Provide an exact copy of the data, excluding the images.

+--

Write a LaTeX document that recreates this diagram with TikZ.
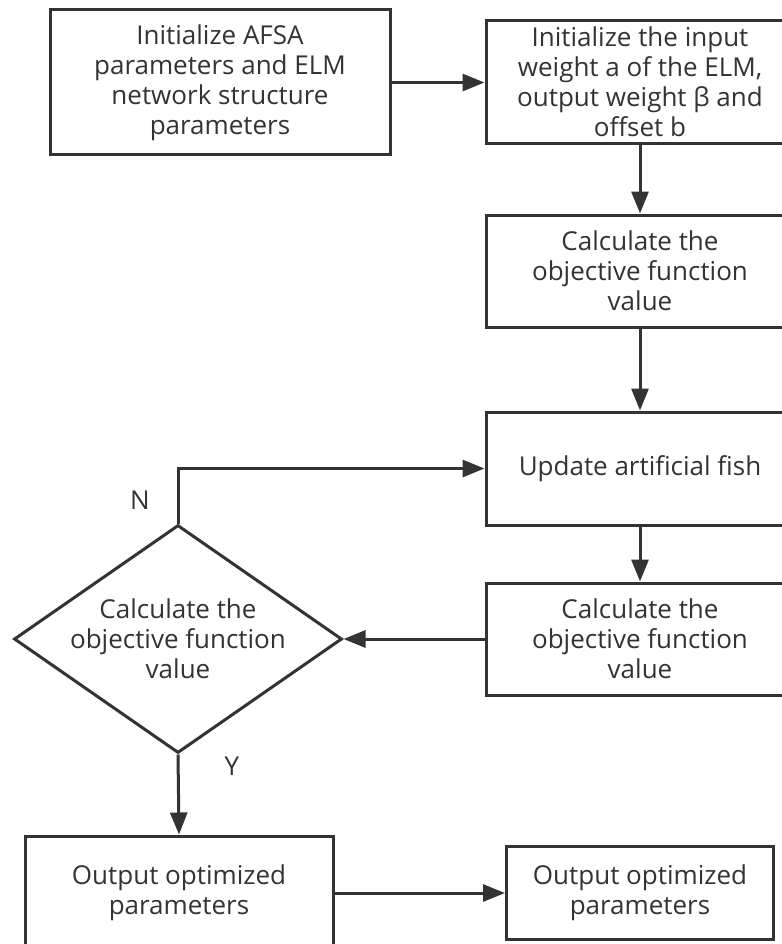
\documentclass[tikz,border=0pt]{standalone}
\usepackage{fontspec}
\setmainfont{Open Sans}
\usetikzlibrary{arrows.meta,shapes.geometric}
\definecolor{ink}{HTML}{333333}
\begin{document}
\begin{tikzpicture}[x=1pt,y=-1pt,
  every node/.style={text=ink},
  txt/.style={font=\fontsize{26}{30}\selectfont, align=center, inner sep=0pt},
  box/.style={txt, draw=ink, line width=3pt, rectangle},
  conn/.style={draw=ink, line width=3pt, -{Triangle[length=22pt,width=17pt]}},
  lbl/.style={font=\fontsize{26}{30}\selectfont, inner sep=0pt}]
\useasboundingbox (0,0) rectangle (781,944);
\fill[white] (0,0) rectangle (781,944);

\node[box, minimum width=340pt, minimum height=145pt] (b1) at (220,82.5)
  {Initialize AFSA\\parameters and ELM\\network structure\\parameters};
\node[box, minimum width=308pt, minimum height=123pt] (b2) at (640,82)
  {Initialize the input\\weight a of the ELM,\\output weight β and\\offset b};
\node[box, minimum width=308pt, minimum height=112pt] (b3) at (640,271)
  {Calculate the\\objective function\\value};
\node[box, minimum width=308pt, minimum height=113pt] (b4) at (640,468.5)
  {Update artificial fish};
\node[box, minimum width=308pt, minimum height=112pt] (b5) at (640,639)
  {Calculate the\\objective function\\value};
\node[diamond, draw=ink, line width=3pt, minimum width=328pt, minimum height=228pt, inner sep=0pt] (d) at (178,639) {};
\node[txt] (dt) at (178,639) {Calculate the\\objective function\\value};
\node[box, minimum width=308pt, minimum height=114pt] (b6) at (179,893)
  {Output optimized\\parameters};
\node[box, minimum width=267pt, minimum height=93pt] (b7) at (640,893)
  {Output optimized\\parameters};

\node[lbl] (n) at (140,500) {N};
\node[lbl] (y) at (232,766) {Y};

\draw[conn] (b1.east) -- (b1.east -| b2.west);
\draw[conn] (b2.south) -- (b3.north);
\draw[conn] (b3.south) -- (b4.north);
\draw[conn] (b4.south) -- (b5.north);
\draw[conn] (b5.west) -- (d.east);
\draw[conn] (d.north) |- (b4.west);
\draw[conn] (d.south) -- (b6.north);
\draw[conn] (b6.east) -- (b7.west);
\end{tikzpicture}
\end{document}
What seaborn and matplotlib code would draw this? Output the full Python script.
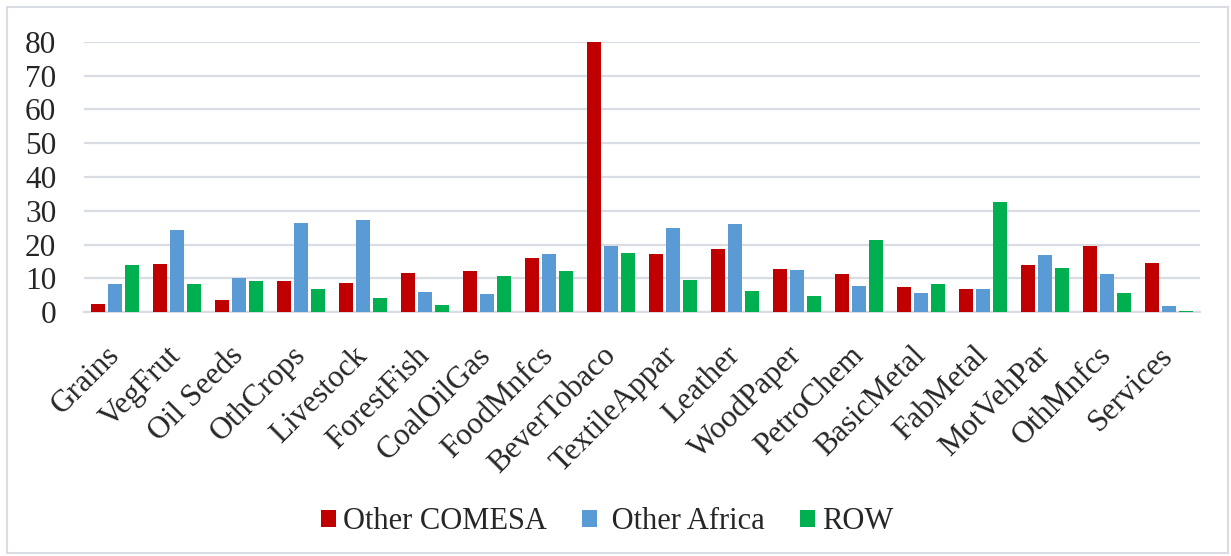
import pandas as pd
import matplotlib.pyplot as plt
import seaborn as sns
from matplotlib.patches import Rectangle

# Sector labels and the three trade-partner series
sectors = ["Grains", "VegFrut", "Oil Seeds", "OthCrops", "Livestock", "ForestFish",
           "CoalOilGas", "FoodMnfcs", "BeverTobaco", "TextileAppar", "Leather",
           "WoodPaper", "PetroChem", "BasicMetal", "FabMetal", "MotVehPar",
           "OthMnfcs", "Services"]
other_comesa = [2.6, 14.2, 3.7, 9.3, 8.6, 11.5, 12.1, 16.0, 80.0, 17.1, 18.8,
                12.7, 11.3, 7.6, 6.8, 14.1, 19.7, 14.5]
other_africa = [8.3, 24.3, 10.0, 26.3, 27.3, 5.9, 5.5, 17.1, 19.5, 25.0, 26.1,
                12.4, 7.7, 5.8, 7.0, 16.8, 11.2, 1.8]
row = [13.9, 8.4, 9.4, 6.8, 4.1, 2.1, 10.6, 12.3, 17.4, 9.6, 6.2,
       4.9, 21.3, 8.4, 32.5, 13.2, 5.8, 0.5]

series_names = ["Other COMESA", "Other Africa", "ROW"]
colors = ["#C00000", "#5B9BD5", "#00B050"]


def make_chart():
    df = pd.DataFrame({"sector": sectors, series_names[0]: other_comesa,
                       series_names[1]: other_africa, series_names[2]: row})
    long_df = df.melt(id_vars="sector", var_name="region", value_name="value")

    sns.set_style("white")
    plt.rcParams["font.family"] = ["Liberation Serif", "DejaVu Serif"]

    fig = plt.figure(figsize=(12.31, 5.56), dpi=100)
    ax = fig.add_axes([84 / 1231, 1 - 312.3 / 556, (1200 - 84) / 1231, (312.3 - 41.7) / 556])

    sns.barplot(data=long_df, x="sector", y="value", hue="region",
                hue_order=series_names, palette=colors, width=0.84, gap=0.2,
                saturation=1, linewidth=0, ax=ax, zorder=3)

    ax.set_ylim(0, 80)
    ax.set_xlim(-0.5, len(sectors) - 0.5)
    ax.set_yticks(range(0, 81, 10))
    ax.yaxis.grid(True, color="#d9dde3", linewidth=1.6, zorder=0)
    ax.set_axisbelow(True)
    for side in ["left", "right", "top"]:
        ax.spines[side].set_visible(False)
    ax.spines["bottom"].set_color("#d9dde3")
    ax.spines["bottom"].set_linewidth(1.6)

    ax.set_xlabel("")
    ax.set_ylabel("")
    ax.tick_params(axis="y", length=0, pad=20, labelsize=22.5)
    ax.tick_params(axis="x", length=0, pad=28, labelsize=22.5)
    plt.setp(ax.get_xticklabels(), rotation=45, ha="right", va="center",
             rotation_mode="anchor")

    # the original legend has an extra space before "Other Africa"
    handles, labels = ax.get_legend_handles_labels()
    labels = [lab if lab != "Other Africa" else " " + lab for lab in labels]
    ax.legend(handles, labels, loc="center", bbox_to_anchor=(0.4935, 0.062),
              bbox_transform=fig.transFigure, ncol=3, frameon=False,
              fontsize=22, handlelength=0.49, handleheight=0.49,
              handletextpad=0.23, columnspacing=1.15, borderaxespad=0)

    # light frame around the whole chart area
    fig.patches.append(Rectangle((7 / 1231, 3 / 556), 1221 / 1231, 546 / 556,
                                 transform=fig.transFigure, fill=False,
                                 edgecolor="#d9dde3", linewidth=1.5))

    fig.savefig("out.png", dpi=100)


if __name__ == "__main__":
    make_chart()
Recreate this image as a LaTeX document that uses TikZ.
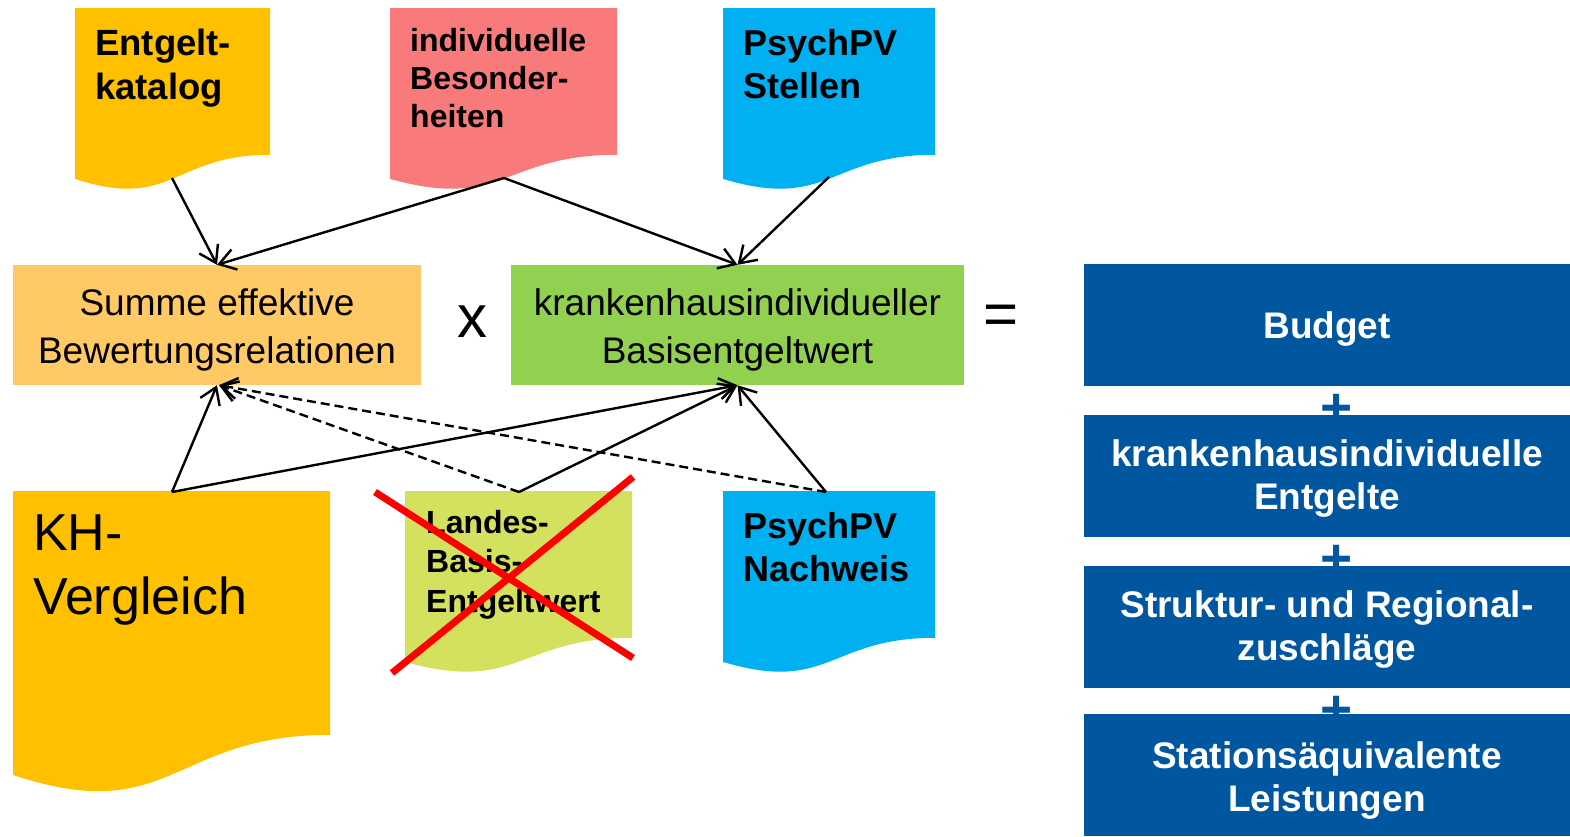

+--

__EXERCISE RESPONSE__
Write a LaTeX document that recreates this diagram with TikZ.
\documentclass[tikz,border=0pt]{standalone}
\usepackage{fontspec}
\setmainfont{Open Sans}
\usetikzlibrary{arrows.meta,shapes.geometric}
\definecolor{ink}{HTML}{333333}
\begin{document}
\begin{tikzpicture}[x=1pt,y=-1pt,
  every node/.style={text=ink},
  txt/.style={font=\fontsize{26}{30}\selectfont, align=center, inner sep=0pt},
  box/.style={txt, draw=ink, line width=3pt, rectangle},
  conn/.style={draw=ink, line width=3pt, -{Triangle[length=22pt,width=17pt]}},
  lbl/.style={font=\fontsize{26}{30}\selectfont, inner sep=0pt}]
\useasboundingbox (0,0) rectangle (781,944);
\fill[white] (0,0) rectangle (781,944);

\node[box, minimum width=340pt, minimum height=145pt] (b1) at (220,82.5)
  {Initialize AFSA\\parameters and ELM\\network structure\\parameters};
\node[box, minimum width=308pt, minimum height=123pt] (b2) at (640,82)
  {Initialize the input\\weight a of the ELM,\\output weight β and\\offset b};
\node[box, minimum width=308pt, minimum height=112pt] (b3) at (640,271)
  {Calculate the\\objective function\\value};
\node[box, minimum width=308pt, minimum height=113pt] (b4) at (640,468.5)
  {Update artificial fish};
\node[box, minimum width=308pt, minimum height=112pt] (b5) at (640,639)
  {Calculate the\\objective function\\value};
\node[diamond, draw=ink, line width=3pt, minimum width=328pt, minimum height=228pt, inner sep=0pt] (d) at (178,639) {};
\node[txt] (dt) at (178,639) {Calculate the\\objective function\\value};
\node[box, minimum width=308pt, minimum height=114pt] (b6) at (179,893)
  {Output optimized\\parameters};
\node[box, minimum width=267pt, minimum height=93pt] (b7) at (640,893)
  {Output optimized\\parameters};

\node[lbl] (n) at (140,500) {N};
\node[lbl] (y) at (232,766) {Y};

\draw[conn] (b1.east) -- (b1.east -| b2.west);
\draw[conn] (b2.south) -- (b3.north);
\draw[conn] (b3.south) -- (b4.north);
\draw[conn] (b4.south) -- (b5.north);
\draw[conn] (b5.west) -- (d.east);
\draw[conn] (d.north) |- (b4.west);
\draw[conn] (d.south) -- (b6.north);
\draw[conn] (b6.east) -- (b7.west);
\end{tikzpicture}
\end{document}
What seaborn and matplotlib code would draw this? Output the full Python script.
import pandas as pd
import matplotlib.pyplot as plt
import seaborn as sns
from matplotlib.patches import Rectangle

# Sector labels and the three trade-partner series
sectors = ["Grains", "VegFrut", "Oil Seeds", "OthCrops", "Livestock", "ForestFish",
           "CoalOilGas", "FoodMnfcs", "BeverTobaco", "TextileAppar", "Leather",
           "WoodPaper", "PetroChem", "BasicMetal", "FabMetal", "MotVehPar",
           "OthMnfcs", "Services"]
other_comesa = [2.6, 14.2, 3.7, 9.3, 8.6, 11.5, 12.1, 16.0, 80.0, 17.1, 18.8,
                12.7, 11.3, 7.6, 6.8, 14.1, 19.7, 14.5]
other_africa = [8.3, 24.3, 10.0, 26.3, 27.3, 5.9, 5.5, 17.1, 19.5, 25.0, 26.1,
                12.4, 7.7, 5.8, 7.0, 16.8, 11.2, 1.8]
row = [13.9, 8.4, 9.4, 6.8, 4.1, 2.1, 10.6, 12.3, 17.4, 9.6, 6.2,
       4.9, 21.3, 8.4, 32.5, 13.2, 5.8, 0.5]

series_names = ["Other COMESA", "Other Africa", "ROW"]
colors = ["#C00000", "#5B9BD5", "#00B050"]


def make_chart():
    df = pd.DataFrame({"sector": sectors, series_names[0]: other_comesa,
                       series_names[1]: other_africa, series_names[2]: row})
    long_df = df.melt(id_vars="sector", var_name="region", value_name="value")

    sns.set_style("white")
    plt.rcParams["font.family"] = ["Liberation Serif", "DejaVu Serif"]

    fig = plt.figure(figsize=(12.31, 5.56), dpi=100)
    ax = fig.add_axes([84 / 1231, 1 - 312.3 / 556, (1200 - 84) / 1231, (312.3 - 41.7) / 556])

    sns.barplot(data=long_df, x="sector", y="value", hue="region",
                hue_order=series_names, palette=colors, width=0.84, gap=0.2,
                saturation=1, linewidth=0, ax=ax, zorder=3)

    ax.set_ylim(0, 80)
    ax.set_xlim(-0.5, len(sectors) - 0.5)
    ax.set_yticks(range(0, 81, 10))
    ax.yaxis.grid(True, color="#d9dde3", linewidth=1.6, zorder=0)
    ax.set_axisbelow(True)
    for side in ["left", "right", "top"]:
        ax.spines[side].set_visible(False)
    ax.spines["bottom"].set_color("#d9dde3")
    ax.spines["bottom"].set_linewidth(1.6)

    ax.set_xlabel("")
    ax.set_ylabel("")
    ax.tick_params(axis="y", length=0, pad=20, labelsize=22.5)
    ax.tick_params(axis="x", length=0, pad=28, labelsize=22.5)
    plt.setp(ax.get_xticklabels(), rotation=45, ha="right", va="center",
             rotation_mode="anchor")

    # the original legend has an extra space before "Other Africa"
    handles, labels = ax.get_legend_handles_labels()
    labels = [lab if lab != "Other Africa" else " " + lab for lab in labels]
    ax.legend(handles, labels, loc="center", bbox_to_anchor=(0.4935, 0.062),
              bbox_transform=fig.transFigure, ncol=3, frameon=False,
              fontsize=22, handlelength=0.49, handleheight=0.49,
              handletextpad=0.23, columnspacing=1.15, borderaxespad=0)

    # light frame around the whole chart area
    fig.patches.append(Rectangle((7 / 1231, 3 / 556), 1221 / 1231, 546 / 556,
                                 transform=fig.transFigure, fill=False,
                                 edgecolor="#d9dde3", linewidth=1.5))

    fig.savefig("out.png", dpi=100)


if __name__ == "__main__":
    make_chart()
Recreate this image as a LaTeX document that uses TikZ.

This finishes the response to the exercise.